On the morning of Aug. 10, Tiffany and her family anxiously watched her father’s plane land at the airport in Frankfurt, Germany. For her, it seemed like it “took forever” for him to un-board and when he did, he called worrying he wouldn’t be able to find her.
Five minutes later, Bickel held his little girl – now a grown woman – for the first time in over 30 years. When they first embraced at the airport, he described that moment as being “amazing, absolutely amazing,” and it left him feeling that “I don’t think I’ll ever let her go.”
“We saw each other after 33 years, and we both just cried in each other’s arms,” Tiffany recalled. During Bickel’s visit with her in Martinshöhe, she confessed having a “strange feeling,” because although he was her father, it still felt like he was a stranger.
“I felt bad because I couldn’t show him that he is important to me,” she said. “… I hope he understands. When he left and went back home, I was sad. He is a part of my family now, and it’s hard for both of us to not see and spend time with each other.”
What bothers Bickel now is that he cannot hug Tiffany during a time when they need them most. He especially feels this way because he missed watching his daughter grow from his little girl into the woman she has become today.
“She will always be my little girl,” he said. “I missed her going to kindergarten, I missed her graduating from high school, I missed her getting married and walking her down the aisle.

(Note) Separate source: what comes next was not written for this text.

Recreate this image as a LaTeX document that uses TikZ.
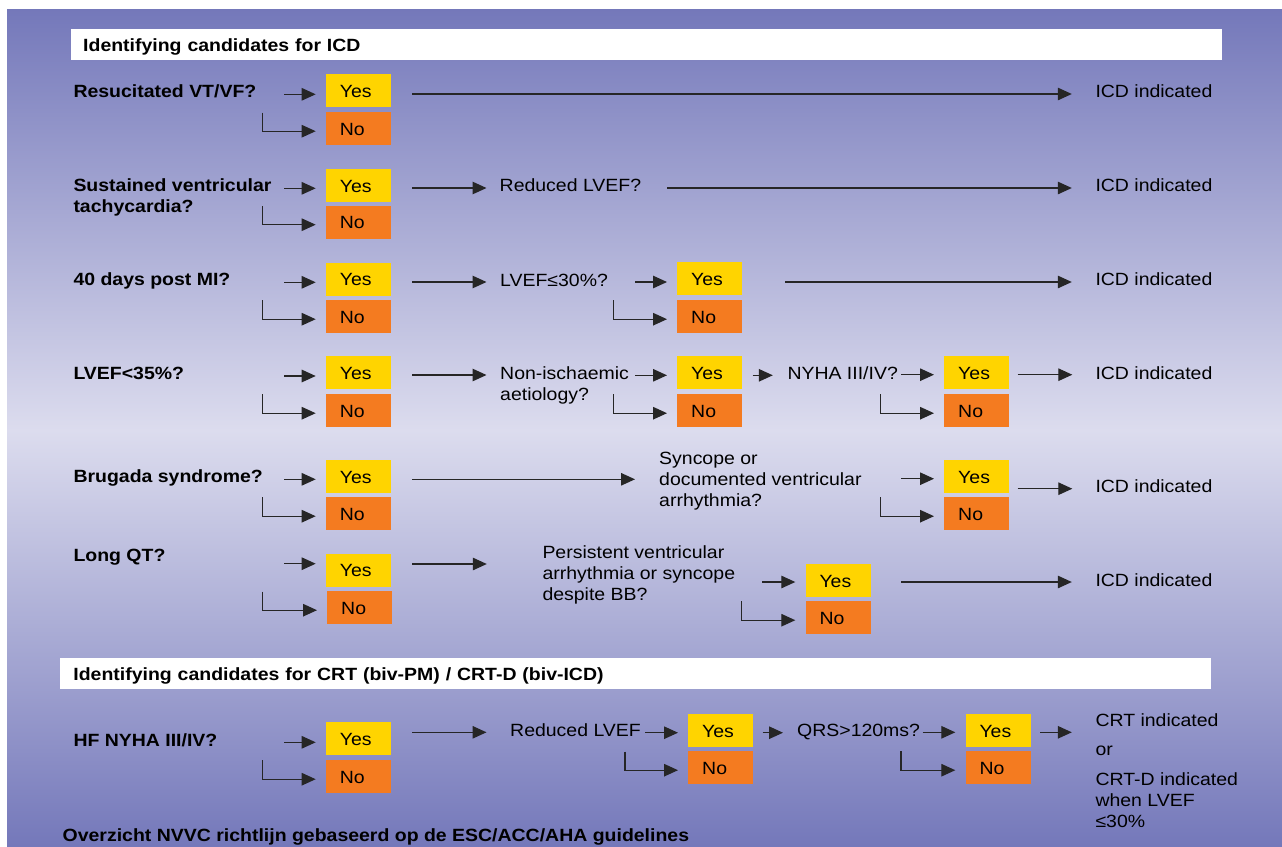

I just feel so bad it happened to her and I wasn’t there; those years I’ll never get back.
“I never stopped thinking about her or loving her, but I gave up and that was wrong for me to do. She didn’t though and she took the chance to find me. And, I want the world to know my daughter is a strong, beautiful woman … for her to take the chance to find me, it’s a daughter’s love for her dad.”
Bickel spent 10 days with Tiffany and his “new family,” including his six-year-old grandson, Luca, who “doesn’t speak a lick of English.” They were truly wonderful, welcoming him with open arms and expressing gratitude that Tiffany had found him.
He wants to be a good father who is loving and supportive and who provides for the “new additions” to his family. He also wants to be more than just an “American father,” which for him means learning German, even though his daughter is fluent in English.
Bickel is looking forward to the day that Tiffany comes to his home to feel the same warmth and love from her American family. She feels the same and ideally would like Daniel and Luca to accompany her so that they can all be together.
“I think we’re both happy that we held each other again, but we’re both unhappy that we cannot see each other for at least a year probably,” he shared. Once Tiffany’s emotions settle, Bickel hopes that she will be able to say, “I have a dad and smile.”